THE NHL will release teams’ protected and available lists to the public before the Vegas Golden Knights’ expansion draft in June.

The league announced the decision on Twitter on Wednesday. NHL general managers had expressed a desire to keep the lists private.

All 30 existing teams must submit their list of protected players by 5 p.m. EDT June 17. Vegas must submit its selections by 5 p.m. June 20, with the announcement of those picks made June 21.

WEDNESDAY’S GAME

BLACKHAWKS 5, PENGUINS 1: Artemi Panarin and Richard Panik started a four-goal first period as visiting Chicago moved closer to locking up the Central Division title.
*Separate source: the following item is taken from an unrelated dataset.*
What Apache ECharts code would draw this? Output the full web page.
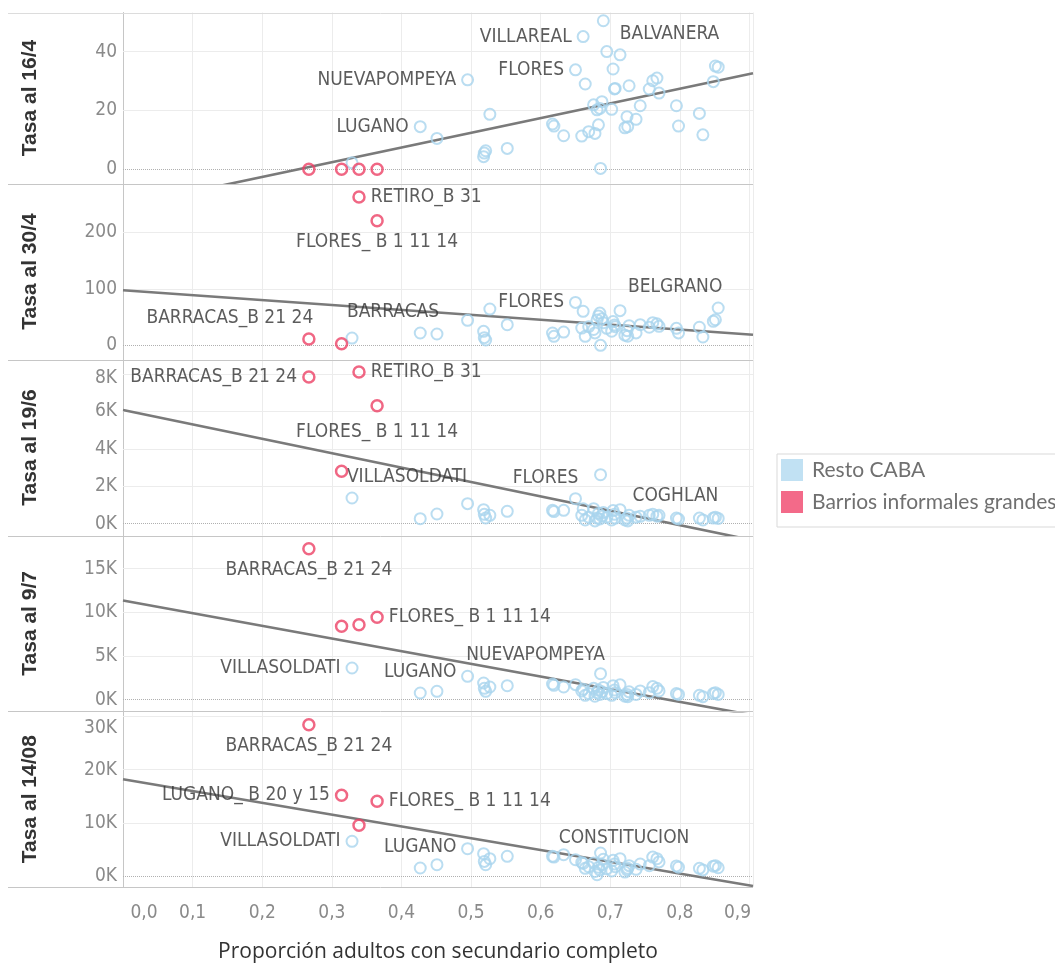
<!DOCTYPE html>
<html>
<head>
<meta charset="utf-8">
<script src="https://cdn.jsdelivr.net/npm/echarts@6/dist/echarts.min.js"></script>
<style>
  html, body { margin: 0; padding: 0; background: #ffffff; }
  #chart { width: 1055px; height: 966px; }
</style>
</head>
<body>
<div id="chart"></div>
<script>
// Proporción de adultos con secundario completo (eje X), por barrio
const proporcionResto = [0.329, 0.427, 0.451, 0.495, 0.518, 0.519, 0.521, 0.527, 0.552, 0.617,
  0.619, 0.633, 0.650, 0.659, 0.661, 0.664, 0.669, 0.676, 0.678, 0.681,
  0.683, 0.685, 0.686, 0.688, 0.690, 0.695, 0.702, 0.704, 0.706, 0.707,
  0.714, 0.721, 0.724, 0.725, 0.727, 0.737, 0.743, 0.756, 0.761, 0.767,
  0.770, 0.795, 0.798, 0.828, 0.833, 0.848, 0.851, 0.855];

// Tasas de casos del resto de CABA en cada fecha
const tasa164Resto = [2.2, 14.5, 10.5, 30.4, 4.3, 5.5, 6.3, 18.7, 7.1, 15.4,
  14.7, 11.4, 33.8, 11.3, 45.1, 29, 12.8, 21.9, 12.2, 20.2,
  15.1, 20.7, 0.3, 23, 50.5, 40, 20.4, 34.1, 27.3, 27.5,
  38.9, 14.1, 17.9, 14.5, 28.4, 17, 21.6, 27.3, 30.1, 31,
  25.9, 21.6, 14.7, 19, 11.7, 29.8, 35.1, 34.7];
const tasa304Resto = [12.9, 21.8, 20, 44.2, 24.7, 13.5, 9.4, 64.2, 36.5, 21.8,
  15.9, 23.5, 76, 30.6, 60.2, 15.9, 33, 28, 22, 45,
  52, 57, 0, 47, 40, 30, 25, 42, 36, 33,
  61.3, 18, 26, 16, 34.7, 22, 36.5, 32, 40, 38,
  33.6, 30, 22, 31.9, 14.7, 42.5, 45.3, 66];
const tasa196Resto = [1374, 267, 519, 1070, 749, 500, 305, 449, 663, 716,
  650, 716, 1337, 450, 800, 200, 350, 802, 150, 300,
  550, 250, 2620, 400, 600, 350, 200, 700, 500, 300,
  749, 200, 300, 150, 450, 350, 396, 450, 500, 400,
  450, 300, 250, 300, 200, 300, 350, 280];
const tasa97Resto = [3627, 767, 961, 2677, 1911, 1300, 961, 1453, 1602, 1796,
  1650, 1453, 1720, 1000, 1200, 500, 700, 1300, 400, 800,
  1100, 600, 2975, 900, 1400, 700, 500, 1600, 1100, 800,
  1700, 400, 600, 350, 900, 600, 1000, 800, 1500, 1300,
  1000, 700, 600, 500, 350, 700, 800, 600];
const tasa1408Resto = [6566, 1557, 2176, 5178, 4240, 2800, 2176, 3302, 3752, 3752,
  3600, 4052, 3115, 2600, 2400, 1500, 1800, 2500, 900, 300,
  1700, 1200, 4371, 2200, 3200, 1400, 1000, 3000, 2300, 1800,
  3300, 800, 1200, 1500, 2000, 1300, 2300, 2000, 3600, 3300,
  2700, 1950, 1700, 1500, 1200, 1900, 2000, 1600];

// Barrios informales grandes
const barriosInformales = ['BARRACAS_B 21 24', 'LUGANO_ B 20 y 15', 'RETIRO_B 31', 'FLORES_ B 1 11 14'];
const proporcionInformales = [0.267, 0.314, 0.339, 0.365];
const tasa164Informales = [0, 0, 0, 0];
const tasa304Informales = [11.2, 2.8, 262.5, 220.5];
const tasa196Informales = [7845, 2802, 8112, 6310];
const tasa97Informales = [17277, 8398, 8581, 9428];
const tasa1408Informales = [28443, 15197, 9568, 14071];

// Rectas de tendencia: valor en x = 0 y en x = 0,9
const tendenciaX = [0, 0.9];
const tendencia164 = [-12.6, 32.4];
const tendencia304 = [97.5, 19.2];
const tendencia196 = [6080, -850];
const tendencia97 = [11350, -1700];
const tendencia1408 = [18200, -1700];

// Títulos de fila y marcas de los ejes
const titulos = ['Tasa al 16/4', 'Tasa al 30/4', 'Tasa al 19/6', 'Tasa al 9/7', 'Tasa al 14/08'];
const marcasY164 = [0, 20, 40];
const marcasY304 = [0, 100, 200];
const marcasY196 = [0, 2000, 4000, 6000, 8000];
const marcasY97 = [0, 5000, 10000, 15000];
const marcasY1408 = [0, 10000, 20000, 30000];
const marcasX = [0, 0.1, 0.2, 0.3, 0.4, 0.5, 0.6, 0.7, 0.8, 0.9];

// Barrios rotulados en cada fila (índice -> nombre)
const rotulosResto = [
  { 1: 'LUGANO', 3: 'NUEVAPOMPEYA', 12: 'FLORES', 14: 'VILLAREAL', 24: 'BALVANERA' },
  { 0: 'BARRACAS', 12: 'FLORES', 47: 'BELGRANO' },
  { 0: 'VILLASOLDATI', 12: 'FLORES', 46: 'COGHLAN' },
  { 0: 'VILLASOLDATI', 1: 'LUGANO', 3: 'NUEVAPOMPEYA' },
  { 0: 'VILLASOLDATI', 1: 'LUGANO', 30: 'CONSTITUCION' }
];
const rotulosInformales = [[], [0, 2, 3], [0, 2, 3], [0, 3], [0, 1, 3]];

// ---------- layout and styling ----------
const NARROW = '"Liberation Sans Narrow", "DejaVu Sans Condensed", "Arial Narrow", sans-serif';
const AZUL = '#a9d4ed';
const ROJO = '#ec4165';
const GRIS_MARCA = '#8a8a8a';
const PLOT_LEFT = 123, PLOT_RIGHT = 753;
const X_MAX = 0.905;
const bordes = [12.5, 183.5, 359.5, 535.5, 711.3, 887];
const rangosY = [[-4.83, 53.3], [-25.1, 286.4], [-631, 8781], [-1327, 18787], [-2007, 30957]];
// top tick label of some rows is nudged down to stay inside its row
const bajarMarcaSuperior = [0, 0, 8, 0, 24];

const filasResto = [tasa164Resto, tasa304Resto, tasa196Resto, tasa97Resto, tasa1408Resto];
const filasInformales = [tasa164Informales, tasa304Informales, tasa196Informales, tasa97Informales, tasa1408Informales];
const filasTendencia = [tendencia164, tendencia304, tendencia196, tendencia97, tendencia1408];
const filasMarcas = [marcasY164, marcasY304, marcasY196, marcasY97, marcasY1408];

const ubicacion = {
  '0:LUGANO': { position: 'left' },
  '0:NUEVAPOMPEYA': { position: 'left' },
  '0:FLORES': { position: 'left' },
  '0:VILLAREAL': { position: 'left' },
  '0:BALVANERA': { position: 'right', offset: [5, 13] },
  '1:BARRACAS': { position: 'top', offset: [41, -5] },
  '1:FLORES': { position: 'left' },
  '1:BELGRANO': { position: 'top', offset: [-43, 0] },
  '1:BARRACAS_B 21 24': { position: 'top', offset: [-79, 0] },
  '1:RETIRO_B 31': { position: 'right' },
  '1:FLORES_ B 1 11 14': { position: 'bottom' },
  '2:VILLASOLDATI': { position: 'top', offset: [55, 0] },
  '2:FLORES': { position: 'top', offset: [-30, 0] },
  '2:COGHLAN': { position: 'top', offset: [-40, 0] },
  '2:BARRACAS_B 21 24': { position: 'left' },
  '2:RETIRO_B 31': { position: 'right' },
  '2:FLORES_ B 1 11 14': { position: 'bottom', offset: [0, 5] },
  '3:VILLASOLDATI': { position: 'left' },
  '3:LUGANO': { position: 'top' },
  '3:NUEVAPOMPEYA': { position: 'top', offset: [68, 0] },
  '3:BARRACAS_B 21 24': { position: 'bottom' },
  '3:FLORES_ B 1 11 14': { position: 'right' },
  '4:VILLASOLDATI': { position: 'left' },
  '4:LUGANO': { position: 'top' },
  '4:CONSTITUCION': { position: 'top', offset: [4, 0] },
  '4:BARRACAS_B 21 24': { position: 'bottom' },
  '4:LUGANO_ B 20 y 15': { position: 'left' },
  '4:FLORES_ B 1 11 14': { position: 'right' }
};

function rotulo(fila, nombre) {
  const u = ubicacion[fila + ':' + nombre] || { position: 'right' };
  return Object.assign({ show: true, formatter: nombre, distance: 5,
    fontFamily: NARROW, fontSize: 19, color: '#333333' }, u);
}

const grid = [], xAxis = [], yAxis = [], series = [];
for (let i = 0; i < 5; i++) {
  const ultima = i === 4;
  const marcas = filasMarcas[i];
  const tope = marcas[marcas.length - 1];
  grid.push({ left: PLOT_LEFT, width: PLOT_RIGHT - PLOT_LEFT, top: bordes[i], height: bordes[i + 1] - bordes[i] });

  xAxis.push({
    gridIndex: i, type: 'value', min: 0, max: X_MAX, interval: 0.1,
    axisLine: { show: false }, axisTick: { show: false },
    splitLine: { show: true, lineStyle: { color: '#ececec', width: 1 } },
    axisLabel: ultima ? {
      show: true, customValues: marcasX, margin: 17,
      formatter: v => {
        const t = v.toFixed(1).replace('.', ',');
        if (v === 0) return '{a|' + t + '}';
        if (Math.abs(v - 0.9) < 1e-9) return '{z|' + t + '}';
        return t;
      },
      fontFamily: NARROW, fontSize: 19, color: GRIS_MARCA,
      rich: {
        a: { fontFamily: NARROW, fontSize: 19, color: GRIS_MARCA, padding: [0, 0, 0, 42] },
        z: { fontFamily: NARROW, fontSize: 19, color: GRIS_MARCA, padding: [0, 24, 0, 0] }
      }
    } : { show: false },
    name: ultima ? 'Proporción adultos con secundario completo' : '',
    nameLocation: 'middle', nameGap: 55,
    nameTextStyle: { fontFamily: '"Open Sans", sans-serif', fontSize: 21, color: '#333333' }
  });

  const texto = v => (i >= 2 ? (v / 1000) + 'K' : String(v));
  yAxis.push({
    gridIndex: i, type: 'value', min: rangosY[i][0], max: rangosY[i][1],
    axisLine: { show: true, lineStyle: { color: '#c6c6c6', width: 1 } },
    axisTick: { show: false },
    splitLine: { show: false },
    axisLabel: {
      customValues: marcas, margin: 6,
      formatter: v => (v === tope && bajarMarcaSuperior[i] ? '{b|' + texto(v) + '}' : texto(v)),
      fontFamily: NARROW, fontSize: 19, color: GRIS_MARCA,
      rich: { b: { fontFamily: NARROW, fontSize: 19, color: GRIS_MARCA, padding: [bajarMarcaSuperior[i], 0, 0, 0] } }
    },
    name: titulos[i], nameLocation: 'middle', nameGap: 82, nameRotate: 90,
    nameTextStyle: { fontFamily: '"Liberation Sans", Arial, sans-serif', fontSize: 21, fontWeight: 'bold', color: '#333333' }
  });

  // horizontal grid lines and dotted zero line
  const guias = marcas.filter(v => v !== 0).map(v => ({ yAxis: v, lineStyle: { color: '#ececec', width: 1, type: 'solid' } }));
  guias.push({ yAxis: 0, lineStyle: { color: '#b0b0b0', width: 1, type: 'dotted' } });

  // trend line extended across the whole axis range
  const tr = filasTendencia[i];
  const pend = (tr[1] - tr[0]) / (tendenciaX[1] - tendenciaX[0]);
  const yFin = tr[0] + pend * (X_MAX - tendenciaX[0]);
  series.push({
    type: 'line', xAxisIndex: i, yAxisIndex: i, z: 2,
    data: [[tendenciaX[0], tr[0]], [X_MAX, yFin]],
    showSymbol: false, symbol: 'none', clip: true, silent: true,
    lineStyle: { color: '#7a7a7a', width: 2.6 },
    markLine: { silent: true, symbol: 'none', label: { show: false }, animation: false, z: 1, data: guias }
  });

  const resto = filasResto[i];
  series.push({
    name: 'Resto CABA', type: 'scatter', xAxisIndex: i, yAxisIndex: i, z: 3,
    symbol: 'circle', symbolSize: 11,
    itemStyle: { color: 'rgba(255,255,255,0)', borderColor: AZUL, borderWidth: 2 },
    label: { show: false },
    data: proporcionResto.map((x, k) => {
      const d = { value: [x, resto[k]] };
      const nom = rotulosResto[i][k];
      if (nom) d.label = rotulo(i, nom);
      return d;
    })
  });

  const inf = filasInformales[i];
  series.push({
    name: 'Barrios informales grandes', type: 'scatter', xAxisIndex: i, yAxisIndex: i, z: 4,
    symbol: 'circle', symbolSize: 11,
    itemStyle: { color: 'rgba(255,255,255,0)', borderColor: ROJO, borderWidth: 2.5 },
    label: { show: false },
    data: proporcionInformales.map((x, k) => {
      const d = { value: [x, inf[k]] };
      if (rotulosInformales[i].indexOf(k) >= 0) d.label = rotulo(i, barriosInformales[k]);
      return d;
    })
  });
}

// row separators of the panel frame
const graphic = bordes.map((y, j) => ({
  type: 'line', silent: true, z: 10,
  shape: { x1: 8, y1: Math.round(y) + 0.5, x2: PLOT_RIGHT, y2: Math.round(y) + 0.5 },
  style: { stroke: j === 0 ? '#dcdcdc' : '#c6c6c6', lineWidth: 1 }
}));

const chart = echarts.init(document.getElementById('chart'), null, { renderer: 'canvas' });
chart.setOption({
  animation: false,
  backgroundColor: '#ffffff',
  grid, xAxis, yAxis, series, graphic,
  legend: {
    orient: 'vertical', left: 777, top: 454,
    itemWidth: 22, itemHeight: 22, itemGap: 10,
    padding: [5, 40, 14, 4],
    borderColor: '#d9d9d9', borderWidth: 1, backgroundColor: '#ffffff',
    selectedMode: false, icon: 'rect',
    textStyle: { fontFamily: 'Lato, sans-serif', fontSize: 21, color: '#707070', padding: [0, 0, 0, 4] },
    data: [
      { name: 'Resto CABA', itemStyle: { color: '#b1daf0', borderWidth: 0 } },
      { name: 'Barrios informales grandes', itemStyle: { color: '#f0456b', borderWidth: 0 } }
    ]
  }
});
</script>
</body>
</html>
Marcus Kruger and Marian Hossa also scored during an explosive first period as the Blackhawks moved nine points clear of second-place Minnesota with five games left in the regular season. Tanner Nero added a breakaway goal in the third. Patrick Kane picked up two assists to move past Sidney Crosby and into second place in the NHL scoring race.

Corey Crawford stopped 31 shots for Chicago, which beat the Penguins in regulation on the road for the first time since 1997.

Marc-Andre Fleury finished with 31 saves but received little help outside of Bryan Rust’s third-period goal. The defending Stanley Cup champions saw their winless streak reach four games, and their chances to catch first-place Washington atop the Metropolitan Division took another hit.